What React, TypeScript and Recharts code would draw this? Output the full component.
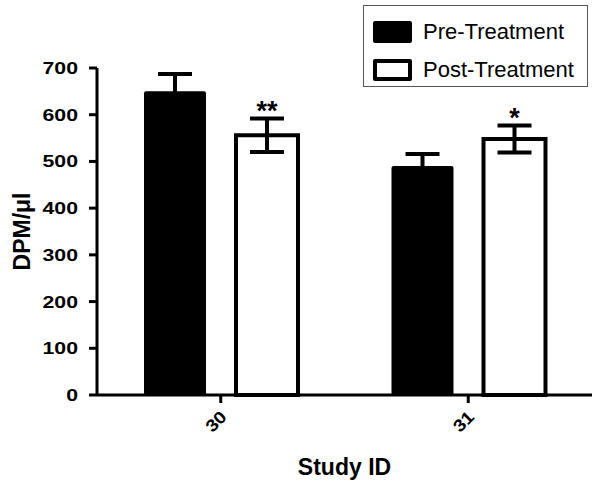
import { BarChart, Bar, XAxis, YAxis, ErrorBar, LabelList } from 'recharts'

const studyIds = ['30', '31']
const preValues = [650, 490]
const preErrors = [37, 26]
const postValues = [556, 548]
const postErrors = [36, 29]
const postStars = ['**', '*']
const yTicks = [0, 100, 200, 300, 400, 500, 600, 700]
const seriesNames = ['Pre-Treatment', 'Post-Treatment']

const data = studyIds.map((id, i) => ({
  id,
  pre: preValues[i],
  preErr: preErrors[i],
  post: postValues[i],
  postErr: postErrors[i],
  star: postStars[i],
}))

const font = '"Liberation Sans", Arial, sans-serif'

const XTick = ({ x, y, payload }: any) => (
  <text
    transform={`translate(${x + 7},${y + 13}) rotate(-45) scale(1.15,1)`}
    textAnchor="end"
    fontFamily={font}
    fontWeight="bold"
    fontSize={17}
    fill="#000"
  >
    {payload.value}
  </text>
)

const YTick = ({ x, y, payload }: any) => (
  <text
    transform={`translate(${x - 9},${y + 6}) scale(1.25,1)`}
    textAnchor="end"
    fontFamily={font}
    fontWeight="bold"
    fontSize={17}
    fill="#000"
  >
    {payload.value}
  </text>
)

const StarLabel = (props: any) => {
  const { x, y, width, height, index } = props
  const d = data[index]
  const errTop = y - (d.postErr * height) / d.post
  return (
    <text
      x={x + width / 2}
      y={errTop + 2}
      textAnchor="middle"
      fontFamily={font}
      fontWeight="bold"
      fontSize={27}
      fill="#000"
    >
      {d.star}
    </text>
  )
}

const LegendBox = () => (
  <div
    style={{
      position: 'absolute',
      left: 363,
      top: 5,
      border: '1px solid #555',
      width: 225,
      height: 82,
      boxSizing: 'border-box',
      fontFamily: font,
      fontSize: 22,
      color: '#000',
      background: '#fff',
    }}
  >
    {seriesNames.map((name, i) => (
      <div
        key={name}
        style={{ display: 'flex', alignItems: 'center', position: 'absolute', left: 9, top: i === 0 ? 13 : 51 }}
      >
        <div
          style={{
            width: 39,
            height: 22,
            boxSizing: 'border-box',
            background: i === 0 ? '#000' : '#fff',
            border: '4px solid #000',
            borderRadius: 2,
          }}
        />
        <span style={{ marginLeft: 11 }}>{name}</span>
      </div>
    ))}
  </div>
)

export default function App() {
  return (
    <div style={{ position: 'relative', width: 601, height: 487, background: '#fff' }}>
      <style>{'body{margin:0}'}</style>
      <BarChart
        width={601}
        height={487}
        data={data}
        margin={{ top: 68, right: 9, bottom: 0, left: 0 }}
        barSize={62}
        barGap={30}
      >
        <XAxis
          dataKey="id"
          height={92}
          stroke="#000"
          strokeWidth={3}
          tickSize={8}
          tick={<XTick />}
          label={{
            value: 'Study ID',
            position: 'insideBottom',
            offset: 12,
            style: { fontFamily: font, fontWeight: 'bold', fontSize: 23, fill: '#000' },
          }}
        />
        <YAxis
          width={97}
          domain={[0, 700]}
          ticks={yTicks}
          stroke="#000"
          strokeWidth={3}
          tickSize={8}
          tick={<YTick />}
          label={{
            value: 'DPM/μl',
            angle: -90,
            position: 'insideLeft',
            offset: 22,
            style: { fontFamily: font, fontWeight: 'bold', fontSize: 23, fill: '#000', textAnchor: 'middle' },
          }}
        />
        <Bar dataKey="pre" fill="#000" radius={2} isAnimationActive={false}>
          <ErrorBar dataKey="preErr" width={17} stroke="#000" strokeWidth={4} isAnimationActive={false} />
        </Bar>
        <Bar dataKey="post" fill="#fff" stroke="#000" strokeWidth={4} isAnimationActive={false}>
          <ErrorBar dataKey="postErr" width={17} stroke="#000" strokeWidth={4} isAnimationActive={false} />
          <LabelList dataKey="star" content={<StarLabel />} />
        </Bar>
      </BarChart>
      <LegendBox />
    </div>
  )
}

+ + +

» **Given problem**: From the first line above through the line containing "const seriesNames = ['Pre-Treatment', 'Post-Treatment']", copy everything exactly, without the pictures.

» **Result**:
What React, TypeScript and Recharts code would draw this? Output the full component.
import { BarChart, Bar, XAxis, YAxis, ErrorBar, LabelList } from 'recharts'

const studyIds = ['30', '31']
const preValues = [650, 490]
const preErrors = [37, 26]
const postValues = [556, 548]
const postErrors = [36, 29]
const postStars = ['**', '*']
const yTicks = [0, 100, 200, 300, 400, 500, 600, 700]
const seriesNames = ['Pre-Treatment', 'Post-Treatment']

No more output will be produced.